You know how to whistle, don't you, Steve?

My family got cable when I was barely a teenager. That summer, I discovered old movies.

I had seen vintage movies before, of course. Once a year, network television (we got NBC, CBS, PBS and - when the weather was right - ABC) rewarded us with some of the classics or, at least, family favorites: The Wizard of Oz, Gone With the Wind, Chitty-Chitty Bang-Bang, The Sound of Music, Willy Wonka and the Chocolate Factory, The Ten Commandments, Mary Poppins.

But I didn't know of much else until cable television crawled into my little valley in Southwest Virginia.

Katharine Hepburn was a revelation. The Philadelphia Story. Bringing Up Baby. Woman of the Year. The African Queen.

Gracious, Bogart. Casablanca. The Maltese Falcon. To Have and Have Not. The Big Sleep. Key Largo - mustn't forget Lauren Bacall.

Cary Grant, the unsurpassed movie star. North by Northwest. Arsenic and Old Lace. To Catch a Thief. Operation Petticoat. Father Goose. Indiscreet. That Touch of Mink.

Oh yes, Doris Day. Her appeal was tremendous during what I dubbed my "Harlequin years." Pillow Talk. Please Don't Eat the Daisies. Send Me No Flowers. With Six You Get Eggroll. The Glass-Bottomed Boat.

Jimmy Stewart. Clark Gable. Audrey Hepburn. Grace Kelly. Spencer Tracy. Elizabeth Taylor. Tony Curtis. Rock Hudson. And Marilyn Monroe.

Their faces, their voices, the way they carried themselves. I was captivated.

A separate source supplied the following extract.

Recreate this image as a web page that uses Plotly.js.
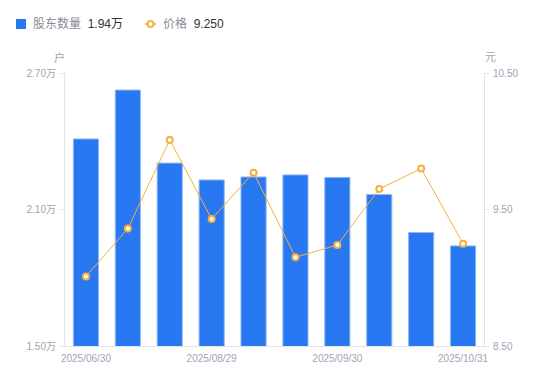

Some Like It Hot. Mr. Smith Goes to Washington. It Happened One Night. Giant. All About Eve. My Fair Lady. Cat on a Hot Tin Roof. Sergeant York. The Ghost and Mrs. Muir. Bell Book and Candle. Sunset Boulevard. Cleopatra. How to Marry a Millionaire. Guess Who's Coming to Dinner. Rear Window. Breakfast at Tiffany's. Auntie Mame. Charade. Roman Holiday.

I reveled in women exquisitely dressed, men in crisp suits and hats, dazzling settings, danger and romance, charm and heartbreak, excitement and longing, humor and passion. The lives and events depicted in such films obviously were often mere illusion, but that fact merely nourished a young girl already harboring overwhelmingly fanciful notions.

Yes, reality came as quite a shock to that young girl.

But to this day if I happen to catch any one of those movies (and many others like them) on TV, I greet it with a rush of feeling like seeing a dear old friend I have missed for far too long.

What's the harm in a little fantasy?